## EXERCISE MATERIAL:
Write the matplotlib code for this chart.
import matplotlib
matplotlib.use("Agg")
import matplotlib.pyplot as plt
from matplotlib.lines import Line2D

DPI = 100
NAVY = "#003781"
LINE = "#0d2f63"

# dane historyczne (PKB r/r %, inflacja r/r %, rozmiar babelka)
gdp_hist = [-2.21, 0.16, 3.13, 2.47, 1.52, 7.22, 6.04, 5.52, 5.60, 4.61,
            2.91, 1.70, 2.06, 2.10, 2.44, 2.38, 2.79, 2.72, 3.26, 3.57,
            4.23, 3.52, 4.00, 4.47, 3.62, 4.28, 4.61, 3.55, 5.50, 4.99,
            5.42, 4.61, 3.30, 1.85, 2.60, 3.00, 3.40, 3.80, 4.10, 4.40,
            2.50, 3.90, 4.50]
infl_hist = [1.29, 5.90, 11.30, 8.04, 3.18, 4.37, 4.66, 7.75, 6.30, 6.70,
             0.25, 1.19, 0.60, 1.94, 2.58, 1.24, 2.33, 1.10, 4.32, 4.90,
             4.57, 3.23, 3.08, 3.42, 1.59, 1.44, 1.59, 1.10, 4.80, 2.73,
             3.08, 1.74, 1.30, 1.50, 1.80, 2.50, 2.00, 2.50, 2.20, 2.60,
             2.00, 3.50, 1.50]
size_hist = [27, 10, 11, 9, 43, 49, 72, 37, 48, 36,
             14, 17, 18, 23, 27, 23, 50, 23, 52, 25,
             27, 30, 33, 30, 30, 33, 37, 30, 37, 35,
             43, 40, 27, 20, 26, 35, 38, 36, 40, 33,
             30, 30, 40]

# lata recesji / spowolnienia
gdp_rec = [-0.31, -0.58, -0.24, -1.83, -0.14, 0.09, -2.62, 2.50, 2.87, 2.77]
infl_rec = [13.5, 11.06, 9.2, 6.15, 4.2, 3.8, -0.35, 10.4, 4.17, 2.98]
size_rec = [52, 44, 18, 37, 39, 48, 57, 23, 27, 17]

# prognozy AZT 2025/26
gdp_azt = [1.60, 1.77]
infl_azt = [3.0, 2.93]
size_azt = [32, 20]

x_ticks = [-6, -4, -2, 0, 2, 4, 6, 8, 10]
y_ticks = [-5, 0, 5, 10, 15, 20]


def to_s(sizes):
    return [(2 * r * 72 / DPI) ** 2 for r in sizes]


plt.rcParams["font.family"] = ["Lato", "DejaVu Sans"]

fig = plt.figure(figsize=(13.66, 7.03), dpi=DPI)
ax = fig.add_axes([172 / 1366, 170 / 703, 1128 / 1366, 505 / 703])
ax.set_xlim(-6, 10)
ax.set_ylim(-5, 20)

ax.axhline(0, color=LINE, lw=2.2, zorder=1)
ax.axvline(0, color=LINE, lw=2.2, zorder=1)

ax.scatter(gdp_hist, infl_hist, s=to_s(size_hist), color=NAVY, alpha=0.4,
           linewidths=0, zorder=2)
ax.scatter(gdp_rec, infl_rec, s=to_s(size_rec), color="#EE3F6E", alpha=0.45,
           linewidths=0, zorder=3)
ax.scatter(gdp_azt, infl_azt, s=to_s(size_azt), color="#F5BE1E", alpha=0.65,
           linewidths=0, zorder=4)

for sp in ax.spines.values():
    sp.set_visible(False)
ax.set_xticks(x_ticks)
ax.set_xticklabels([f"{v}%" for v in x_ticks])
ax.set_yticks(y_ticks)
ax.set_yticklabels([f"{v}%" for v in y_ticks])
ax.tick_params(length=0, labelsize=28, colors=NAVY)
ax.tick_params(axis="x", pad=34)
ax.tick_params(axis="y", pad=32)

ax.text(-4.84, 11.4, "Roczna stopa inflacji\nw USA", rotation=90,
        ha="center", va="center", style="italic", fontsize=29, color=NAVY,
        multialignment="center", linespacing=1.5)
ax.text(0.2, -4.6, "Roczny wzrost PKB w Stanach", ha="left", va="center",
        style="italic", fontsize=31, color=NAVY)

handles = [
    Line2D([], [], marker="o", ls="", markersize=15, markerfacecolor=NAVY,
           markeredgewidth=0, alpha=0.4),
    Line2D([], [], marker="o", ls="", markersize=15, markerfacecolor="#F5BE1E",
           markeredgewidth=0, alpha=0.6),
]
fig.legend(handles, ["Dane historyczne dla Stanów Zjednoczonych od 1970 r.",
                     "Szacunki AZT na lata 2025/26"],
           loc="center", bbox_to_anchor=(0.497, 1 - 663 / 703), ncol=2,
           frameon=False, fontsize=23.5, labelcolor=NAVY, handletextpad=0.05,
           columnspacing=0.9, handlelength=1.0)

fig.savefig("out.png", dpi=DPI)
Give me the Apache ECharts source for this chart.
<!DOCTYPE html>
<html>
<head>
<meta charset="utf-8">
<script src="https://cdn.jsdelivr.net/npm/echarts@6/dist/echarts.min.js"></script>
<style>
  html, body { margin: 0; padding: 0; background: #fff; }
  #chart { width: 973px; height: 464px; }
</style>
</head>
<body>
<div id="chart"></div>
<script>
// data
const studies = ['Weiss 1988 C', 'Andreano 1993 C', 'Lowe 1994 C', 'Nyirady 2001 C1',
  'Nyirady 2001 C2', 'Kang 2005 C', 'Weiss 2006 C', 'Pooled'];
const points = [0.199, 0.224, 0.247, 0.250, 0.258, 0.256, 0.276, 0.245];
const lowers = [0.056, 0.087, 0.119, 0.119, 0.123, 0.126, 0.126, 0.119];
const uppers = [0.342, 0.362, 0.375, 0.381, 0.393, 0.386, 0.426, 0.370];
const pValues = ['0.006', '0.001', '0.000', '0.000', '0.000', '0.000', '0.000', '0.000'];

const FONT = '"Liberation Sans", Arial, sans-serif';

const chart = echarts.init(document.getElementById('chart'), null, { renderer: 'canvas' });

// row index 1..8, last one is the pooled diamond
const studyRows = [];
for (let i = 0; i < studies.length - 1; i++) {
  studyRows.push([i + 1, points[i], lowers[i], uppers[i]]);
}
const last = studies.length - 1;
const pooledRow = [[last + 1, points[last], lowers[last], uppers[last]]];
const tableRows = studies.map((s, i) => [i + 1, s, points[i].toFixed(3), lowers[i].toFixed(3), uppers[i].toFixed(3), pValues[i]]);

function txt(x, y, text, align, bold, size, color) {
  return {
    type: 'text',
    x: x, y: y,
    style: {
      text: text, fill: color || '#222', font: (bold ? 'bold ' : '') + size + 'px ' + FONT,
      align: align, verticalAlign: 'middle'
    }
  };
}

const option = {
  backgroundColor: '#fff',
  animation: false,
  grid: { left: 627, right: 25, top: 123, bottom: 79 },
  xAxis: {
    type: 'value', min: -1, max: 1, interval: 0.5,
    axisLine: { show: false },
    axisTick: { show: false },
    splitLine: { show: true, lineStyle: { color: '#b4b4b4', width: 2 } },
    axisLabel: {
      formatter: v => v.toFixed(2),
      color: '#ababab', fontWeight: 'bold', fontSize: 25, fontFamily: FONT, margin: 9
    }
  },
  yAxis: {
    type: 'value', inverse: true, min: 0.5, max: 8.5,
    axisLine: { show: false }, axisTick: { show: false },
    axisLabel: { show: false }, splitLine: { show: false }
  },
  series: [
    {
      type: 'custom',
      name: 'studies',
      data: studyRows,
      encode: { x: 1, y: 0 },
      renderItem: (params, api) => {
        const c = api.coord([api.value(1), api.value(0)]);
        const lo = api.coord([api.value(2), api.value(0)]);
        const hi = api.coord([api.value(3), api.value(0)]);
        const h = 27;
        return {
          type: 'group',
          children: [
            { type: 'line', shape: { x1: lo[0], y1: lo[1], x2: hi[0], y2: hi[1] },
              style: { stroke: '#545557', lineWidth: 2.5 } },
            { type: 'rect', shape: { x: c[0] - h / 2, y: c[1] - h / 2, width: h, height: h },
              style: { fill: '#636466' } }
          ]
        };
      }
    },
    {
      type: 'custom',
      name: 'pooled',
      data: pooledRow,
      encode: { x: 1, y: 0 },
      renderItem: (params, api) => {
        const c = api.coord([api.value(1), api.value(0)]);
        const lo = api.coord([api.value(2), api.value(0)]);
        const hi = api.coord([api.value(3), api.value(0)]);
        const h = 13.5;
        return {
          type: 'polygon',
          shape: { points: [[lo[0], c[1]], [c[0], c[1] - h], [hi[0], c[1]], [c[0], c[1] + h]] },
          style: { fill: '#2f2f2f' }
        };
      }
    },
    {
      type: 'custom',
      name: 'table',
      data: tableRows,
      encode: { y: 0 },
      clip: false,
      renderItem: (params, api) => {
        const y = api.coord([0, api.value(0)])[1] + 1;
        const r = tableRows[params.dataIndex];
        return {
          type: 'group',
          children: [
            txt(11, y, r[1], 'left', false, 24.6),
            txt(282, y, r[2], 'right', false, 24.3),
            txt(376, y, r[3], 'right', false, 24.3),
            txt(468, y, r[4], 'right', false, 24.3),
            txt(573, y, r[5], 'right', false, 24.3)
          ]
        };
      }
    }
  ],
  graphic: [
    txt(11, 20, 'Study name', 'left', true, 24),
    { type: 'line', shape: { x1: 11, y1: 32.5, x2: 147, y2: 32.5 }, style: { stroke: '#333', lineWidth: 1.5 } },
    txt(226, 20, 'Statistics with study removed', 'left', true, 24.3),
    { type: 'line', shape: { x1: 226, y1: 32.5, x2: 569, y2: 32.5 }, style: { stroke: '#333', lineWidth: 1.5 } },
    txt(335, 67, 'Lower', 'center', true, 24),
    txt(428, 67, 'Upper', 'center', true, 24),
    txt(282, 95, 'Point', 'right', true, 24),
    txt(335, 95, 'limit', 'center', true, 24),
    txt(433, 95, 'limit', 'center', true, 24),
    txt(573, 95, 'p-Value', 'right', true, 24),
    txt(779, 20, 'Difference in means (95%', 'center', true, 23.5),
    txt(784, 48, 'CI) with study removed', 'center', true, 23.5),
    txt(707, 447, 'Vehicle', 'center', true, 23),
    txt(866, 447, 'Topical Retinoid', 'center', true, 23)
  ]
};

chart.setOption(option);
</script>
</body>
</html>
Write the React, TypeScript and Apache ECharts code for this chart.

## TASK GOAL:
Return each full line of the entries that contains the word "Write".

## FULL ANSWER:
Write the matplotlib code for this chart.
Write the React, TypeScript and Apache ECharts code for this chart.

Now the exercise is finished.